Quem vier à exposição poderá ver capas de publicações portuguesas, espanholas e brasileiras e apreciar uma variedade de temas como cangaço,  questões sociais, como seca e miséria, amor, religiosidade, política ou ainda temas variados como a ida do homem à Lua, por exemplo. Segundo o curador, os folhetos poderão ser requisitados na biblioteca para leitura.




A conversa com o cordelista Moreira de Acopiara foi pra lá de interessante. Nascido Manoel Moreira Junior acabou, por influência de amigos, adotando o nome da cidade onde viveu até os 20 anos como sobrenome artístico.
Aos 13 anos escreveu seu primeiro cordel. Ao mostrá-lo a Patativa do Assaré ouviu dele que seus versos eram ruins, fora da métrica, mas, que estavam acima da média para um garoto.

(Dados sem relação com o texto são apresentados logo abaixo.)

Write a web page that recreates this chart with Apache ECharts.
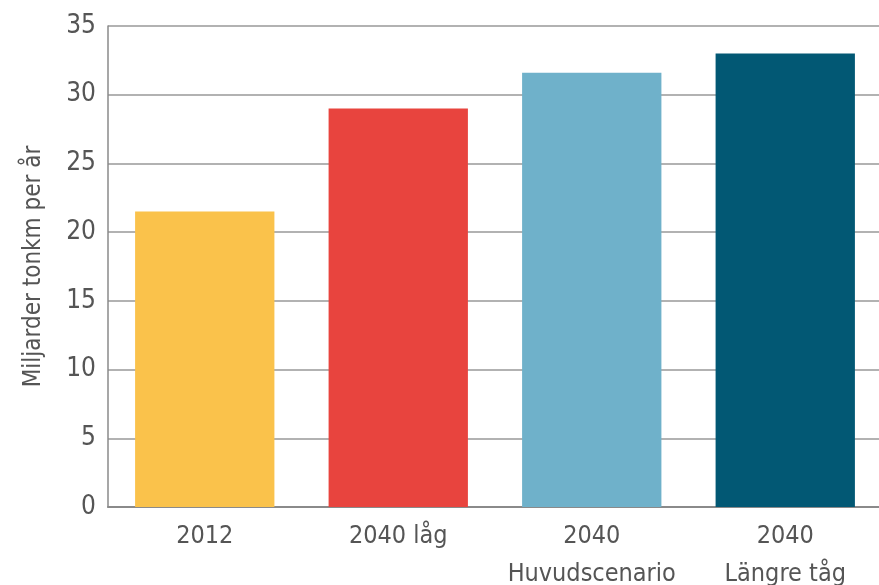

O poeta credita seu amor pelo cordel ao fato da mãe professora e o pai agricultor terem acostumado seus ouvidos ao ritmo do cordel. “Na fazenda não havia televisão, rádio e o jornal só chegava uma vez por semana”, ele conta. Lá se fazia uma espécie de sarau e os cordéis eram decorados até por quem não sabia ler.
Para citar exemplos de cordéis famosos lembra que quando Getúlio Vargas morreu seu cordel foi um fenômeno de vendas, e que quando o homem pousou na Lua havia muitos boatos de descrença, mas, que a partir do momento que as pessoas liam a história em cordel, passavam a acreditar.
Defende o objeto de sua arte com garra e carinho. Explica que por ter uma linguagem simples, facilita a memorização e pode auxiliar na educação.
É com carinho também que fala de suas oficinas de cordel em um centro de detenção em Diadema.
Perguntado sobre sua impressão a respeito da internet ele afirma que “só veio para ajudar, até na pesquisa e divulgação”. Conta que teve a oportunidade de introduzir o cordel na rede a partir de uma peleja ainda pelo Orkut competindo em versos com Glauco Mattoso.
Expresso aqui o meu agradecimento ao poeta Moreira de Acopiara que gentilmente me presenteou com dois de seus cordéis, creio que mais recentes. “Norte e Nordeste Independentes” é em minha opinião um hino maravilhoso à igualdade e “Diferenças” traduz a diversidade e faz uma crítica à sociedade – só pra rimar.